Ross and others readily admitted that implementing this type of discipline takes years, isn’t easy and is not a silver bullet against hackers, nation states and other bad actors.
But it’s a matter of how resilient an organization’s systems are against attack, said Peter Gouldmann, director of information risk programs in the Office of Information Assurance at the State Department.
“It’s the nexus of defense and planning,” Gouldmann said. “It goes back to the fact that the perimeter can’t be relied upon 100 percent so if you start out with a design with resilience in mind, with the knowledge of what’s most important and what you can yield on if you must, then you can have a discussion about protection and resiliency.”
Solving a fundamental problem
To that end, NIST is integrating these concepts in a new document, Special Publication 800-160, Systems Security Engineering: An Integrated Approach to Building Trustworthy Resilient Systems.
The agency released the draft version in May 2014, collected comments over the last year and now is finalizing it.
Ross said version 1.0 should be released by the end of 2015 or early 2016 after it releases a second public draft for comments later this summer.
“We’re trying to solve a fundamental problem of how do we get cybersecurity integrated into the mainstream organizational processes. That is what we’ve been struggling with,” he said. “We took an international standard. It’s an IEEE and ISO standard, joint standard, 15288, and we got permission from IEEE to reference their process steps across the lifecycle. What we are doing in the NIST publication is we are defining what are the security best practices that should take place at every point in that lifecycle from stakeholder requirements to the design to the architecture to the implementation and to the verification and validation, all the way through. The intent there is to make the right people in the organization involved in the decision making process for how do you protect the mission of the business. Today in many cases, we are pushing the security controls from the bottom up, devoid of the context.”
Ross said 800-160, in many ways, is integrating all the work NIST has done over the last decade or more with risk management, security controls and other cyber special publications. He said those individual documents are not going away, but the goal is give agencies a better context for applying these cybersecurity standards.
“Every mission, every business is a little bit different. So once you decide what your critical functions and business objectives are, then the question today is how do I protect myself when I’m depending on information technology for that mission and business success?” he said. “When you take the approach from the top down, you get the stakeholders in involved early, they can be part of the discussion about why you need this security control, why do you have this security requirement, is there a purpose, how will help me protect my business or mission and can I manage the risk after I make those decisions? It’s a more transparent or informed way of doing business.

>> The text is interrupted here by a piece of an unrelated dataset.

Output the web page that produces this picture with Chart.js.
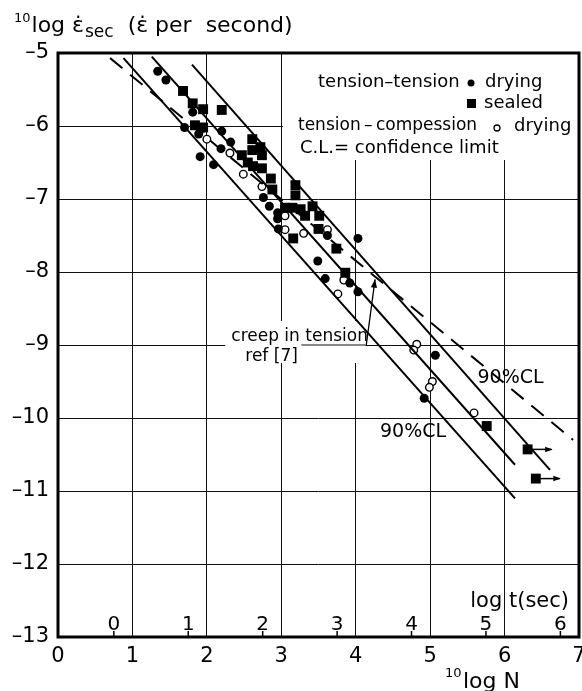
<!DOCTYPE html>
<html>
<head>
<meta charset="utf-8">
<title>Creep rate vs number of cycles</title>
<script src="https://cdn.jsdelivr.net/npm/chart.js@4.4.0/dist/chart.umd.min.js"></script>
<style>
  html, body { margin: 0; padding: 0; background: #fff; overflow: hidden; }
  #wrap { width: 600px; height: 691px; }
</style>
</head>
<body>
<div id="wrap"><canvas id="creep-chart" width="600" height="691"></canvas></div>
<script>
// 10log N on x, 10log of the secondary creep rate on y

// tension-tension, drying (filled circles)
var dryTTx = [1.34, 1.45, 1.81, 1.70, 1.89, 1.95, 1.91, 2.09, 2.19, 2.20, 2.32, 2.76,
              2.84, 2.95, 2.95, 2.96, 3.62, 4.03, 3.49, 3.59, 3.92, 4.03, 5.07, 4.92];
var dryTTy = [-5.25, -5.37, -5.81, -6.02, -6.11, -6.03, -6.42, -6.53, -6.31, -6.07, -6.22, -6.98,
              -7.10, -7.19, -7.27, -7.41, -7.50, -7.54, -7.85, -8.09, -8.15, -8.27, -9.14, -9.73];

// tension-tension, sealed (filled squares)
var sealedX = [1.68, 1.81, 1.95, 2.20, 1.84, 1.95, 2.61, 2.61, 2.72, 2.74, 2.47, 2.55, 2.62, 2.74,
               2.86, 2.88, 3.19, 3.19, 3.05, 3.15, 3.26, 3.42, 3.32, 3.51, 3.50, 3.16, 3.74, 3.86, 5.76];
var sealedY = [-5.52, -5.69, -5.77, -5.78, -5.99, -6.02, -6.18, -6.33, -6.29, -6.40, -6.40, -6.50, -6.55, -6.58,
               -6.72, -6.87, -6.81, -6.95, -7.12, -7.12, -7.14, -7.10, -7.23, -7.23, -7.41, -7.54, -7.68, -8.01, -10.11];

// sealed specimens that did not fail (run-out, drawn with an arrow)
var runoutX = [6.31, 6.42];
var runoutY = [-10.43, -10.83];

// tension-compression, drying (open circles)
var dryTCx = [2.00, 2.31, 2.49, 2.74, 3.05, 3.05, 3.30, 3.62, 3.84, 3.76, 4.82, 4.78, 5.03, 4.99, 5.59];
var dryTCy = [-6.18, -6.37, -6.66, -6.83, -7.23, -7.42, -7.47, -7.42, -8.11, -8.30, -8.99, -9.07, -9.50, -9.58, -9.93];

// fitted line and 90% confidence limits (end points)
var meanX = [1.26, 6.14];
var meanY = [-5.05, -10.64];
var upperCLx = [1.80, 6.61];
var upperCLy = [-5.16, -10.71];
var lowerCLx = [0.88, 6.14];
var lowerCLy = [-5.07, -11.10];

// creep in tension, ref [7] (dashed)
var creepX = [0.70, 6.92];
var creepY = [-5.07, -10.30];

// axes
var xTicks = [0, 1, 2, 3, 4, 5, 6, 7];
var yTicks = [-5, -6, -7, -8, -9, -10, -11, -12, -13];
var tTicks = [0, 1, 2, 3, 4, 5, 6];   // log t(sec)
var tOffset = 0.75;                     // log N - log t

var FONT = '"DejaVu Sans", sans-serif';

function pts(xs, ys) {
  return xs.map(function (x, i) { return { x: x, y: ys[i] }; });
}

function lineSet(label, xs, ys, dash) {
  return {
    type: 'line',
    label: label,
    data: pts(xs, ys),
    borderColor: '#000',
    borderWidth: 2,
    borderDash: dash || [],
    pointRadius: 0,
    fill: false,
    showLine: true
  };
}

function arrowHead(ctx, x1, y1, x2, y2, size) {
  var a = Math.atan2(y2 - y1, x2 - x1);
  ctx.beginPath();
  ctx.moveTo(x2, y2);
  ctx.lineTo(x2 - size * Math.cos(a - 0.35), y2 - size * Math.sin(a - 0.35));
  ctx.lineTo(x2 - size * Math.cos(a + 0.35), y2 - size * Math.sin(a + 0.35));
  ctx.closePath();
  ctx.fill();
}

var extras = {
  id: 'extras',
  beforeDatasetsDraw: function (chart) {
    var ctx = chart.ctx, a = chart.chartArea;
    var x = chart.scales.x, y = chart.scales.y;
    ctx.save();
    ctx.fillStyle = '#fff';
    // legend box
    ctx.fillRect(283, a.top, a.right - 283, 107);
    // label box for the dashed line
    ctx.fillRect(x.getPixelForValue(3) - 56, y.getPixelForValue(-9) - 24, 140, 42);
    ctx.strokeStyle = '#111';
    ctx.lineWidth = 1;
    ctx.beginPath();
    ctx.moveTo(x.getPixelForValue(3) + 20, y.getPixelForValue(-9));
    ctx.lineTo(x.getPixelForValue(3) + 84, y.getPixelForValue(-9));
    ctx.stroke();
    ctx.restore();
  },
  afterDraw: function (chart) {
    var ctx = chart.ctx, a = chart.chartArea;
    var x = chart.scales.x, y = chart.scales.y, x2 = chart.scales.x2;
    ctx.save();
    ctx.fillStyle = '#000';
    ctx.strokeStyle = '#000';

    // frame
    ctx.lineWidth = 3;
    ctx.strokeRect(a.left, a.top, a.right - a.left, a.bottom - a.top);

    // y title
    ctx.textAlign = 'left';
    ctx.textBaseline = 'alphabetic';
    var tx = 14, base = 32;
    ctx.font = '13px ' + FONT;
    ctx.fillText('10', tx, base - 10);
    tx += ctx.measureText('10').width + 1;
    ctx.font = '22px ' + FONT;
    ctx.fillText('log ε̇', tx, base);
    tx += ctx.measureText('log ε̇').width + 1;
    ctx.font = '17px ' + FONT;
    ctx.fillText('sec', tx, base + 5);
    tx += ctx.measureText('sec').width + 14;
    ctx.font = '22px ' + FONT;
    ctx.fillText('(ε̇ per  second)', tx, base);

    // x title
    ctx.font = '13px ' + FONT;
    ctx.fillText('10', 445, 677);
    ctx.font = '22px ' + FONT;
    ctx.fillText('log N', 463, 688);

    // log t(sec) scale inside the bottom of the plot
    ctx.lineWidth = 1.5;
    ctx.textAlign = 'center';
    ctx.font = '20px ' + FONT;
    tTicks.forEach(function (t) {
      var px = x2.getPixelForValue(t);
      ctx.beginPath();
      ctx.moveTo(px, a.bottom);
      ctx.lineTo(px, a.bottom - 6);
      ctx.stroke();
      ctx.fillText(String(t), px, a.bottom - 7);
    });
    ctx.textAlign = 'right';
    ctx.font = '21px ' + FONT;
    ctx.fillText('log t(sec)', a.right - 10, a.bottom - 30);

    // legend
    ctx.textAlign = 'left';
    ctx.font = '18px ' + FONT;
    ctx.textBaseline = 'middle';
    ctx.fillText('tension–tension', 318, 82);
    ctx.beginPath(); ctx.arc(471, 83, 3.5, 0, Math.PI * 2); ctx.fill();
    ctx.fillText('drying', 485, 82);
    ctx.fillRect(467, 99, 9, 9);
    ctx.fillText('sealed', 484, 103);
    ctx.font = '17px ' + FONT;
    ctx.fillText('tension\u2009–\u2009compession', 298, 126);
    ctx.lineWidth = 1.3;
    ctx.beginPath(); ctx.arc(497, 128, 3, 0, Math.PI * 2); ctx.stroke();
    ctx.font = '18px ' + FONT;
    ctx.fillText('drying', 514, 126);
    ctx.fillText('C.L.= confidence limit', 300, 148);

    // confidence limit labels
    ctx.textAlign = 'center';
    ctx.font = '19px ' + FONT;
    ctx.fillText('90%CL', x.getPixelForValue(6.08), y.getPixelForValue(-9.45));
    ctx.fillText('90%CL', x.getPixelForValue(4.77), y.getPixelForValue(-10.19));

    // creep in tension label with arrow
    ctx.textAlign = 'left';
    ctx.textBaseline = 'alphabetic';
    ctx.font = '17px ' + FONT;
    var lx = x.getPixelForValue(3) - 50, ly = y.getPixelForValue(-9);
    ctx.fillText('creep in tension', lx, ly - 4);
    ctx.fillText('ref [7]', lx + 14, ly + 16);
    var bx = x.getPixelForValue(3) + 85, by = ly;
    var hx = x.getPixelForValue(4.26), hy = y.getPixelForValue(-8.10);
    ctx.lineWidth = 1.3;
    ctx.beginPath();
    ctx.moveTo(bx, by);
    ctx.lineTo(hx, hy);
    ctx.stroke();
    arrowHead(ctx, bx, by, hx, hy, 9);

    // run-out arrows
    ctx.lineWidth = 1.5;
    runoutX.forEach(function (v, i) {
      var px = x.getPixelForValue(v), py = y.getPixelForValue(runoutY[i]);
      ctx.beginPath();
      ctx.moveTo(px + 4, py);
      ctx.lineTo(px + 24, py);
      ctx.stroke();
      arrowHead(ctx, px + 4, py, px + 25, py, 8);
    });
    ctx.restore();
  }
};

var ctx = document.getElementById('creep-chart').getContext('2d');
var chart = new Chart(ctx, {
  type: 'scatter',
  data: {
    datasets: [
      lineSet('90% CL upper', upperCLx, upperCLy),
      lineSet('mean', meanX, meanY),
      lineSet('90% CL lower', lowerCLx, lowerCLy),
      lineSet('creep in tension ref [7]', creepX, creepY, [16, 10]),
      {
        label: 'tension-tension drying',
        data: pts(dryTTx, dryTTy),
        pointStyle: 'circle',
        pointRadius: 4.5,
        backgroundColor: '#000',
        borderColor: '#000',
        borderWidth: 0
      },
      {
        label: 'tension-tension sealed',
        data: pts(sealedX, sealedY).concat(pts(runoutX, runoutY)),
        pointStyle: 'rect',
        pointRadius: 7,
        backgroundColor: '#000',
        borderColor: '#000',
        borderWidth: 0
      },
      {
        label: 'tension-compression drying',
        data: pts(dryTCx, dryTCy),
        pointStyle: 'circle',
        pointRadius: 3.8,
        backgroundColor: '#fff',
        borderColor: '#000',
        borderWidth: 1.4
      }
    ]
  },
  options: {
    responsive: false,
    animation: false,
    layout: { padding: { top: 53, right: 21, bottom: 0, left: 0 } },
    plugins: {
      legend: { display: false },
      tooltip: { enabled: false }
    },
    scales: {
      x: {
        type: 'linear',
        position: 'bottom',
        min: xTicks[0],
        max: xTicks[xTicks.length - 1],
        afterBuildTicks: function (s) { s.ticks = xTicks.map(function (v) { return { value: v }; }); },
        afterFit: function (s) { s.height = 54; },
        border: { display: false },
        grid: { color: '#111', lineWidth: 1, drawTicks: false },
        ticks: {
          color: '#000',
          padding: 7,
          maxRotation: 0,
          font: { family: FONT, size: 21 }
        }
      },
      x2: {
        type: 'linear',
        position: 'bottom',
        display: false,
        min: xTicks[0] - tOffset,
        max: xTicks[xTicks.length - 1] - tOffset
      },
      y: {
        type: 'linear',
        min: yTicks[yTicks.length - 1],
        max: yTicks[0],
        afterBuildTicks: function (s) { s.ticks = yTicks.map(function (v) { return { value: v }; }); },
        afterFit: function (s) { s.width = 58; },
        border: { display: false },
        grid: { color: '#111', lineWidth: 1, drawTicks: false },
        ticks: {
          color: '#000',
          padding: 9,
          font: { family: FONT, size: 21 },
          callback: function (v) { return '–' + Math.abs(v); }
        }
      }
    }
  },
  plugins: [extras]
});
</script>
</body>
</html>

That is the key to sort of shaking up what we are doing now and do something a little different to make sure that outcomes downstream are a little better than we have today.”
Ross said the end goal is to distribute the cyber expertise across the department so everyone from the CFO to the program manager to the training manager to anyone with a stake in the mission success of the agency.
Ross said the reason NIST decided to develop the systems security engineering publication is because of the growing complexity of systems and devices.
The government hasn’t looked at how to deal with this multifaceted challenge of securing not just a network or a combination of networks, but all the devices connected to them and the data that runs through them.
CUI security controls
At the same time, NIST is working on several other publications.
Ross said NIST will begin the process of updating the venerable SP 800-53. He said NIST later this year will ask security experts in and out of government for input on what needs to be added to the granddaddy of security publications, which is scheduled for a refresh in 2016.
NIST also is working closely with the National Archives and Records Administration on its effort to better protect, manage and decontrol controlled unclassified information (CUI).
NARA released a proposed rule May 8 detailing how it wants to standardize how agencies should manage CUI.
Ross said NIST released the final public draft of SP 800-171 on April 2 to help agencies ensure the security of CUI when it goes non- federal entities.
He said NARA is expected to develop a Federal Acquisition Regulation to outline controls for CUI data on contractor networks and systems.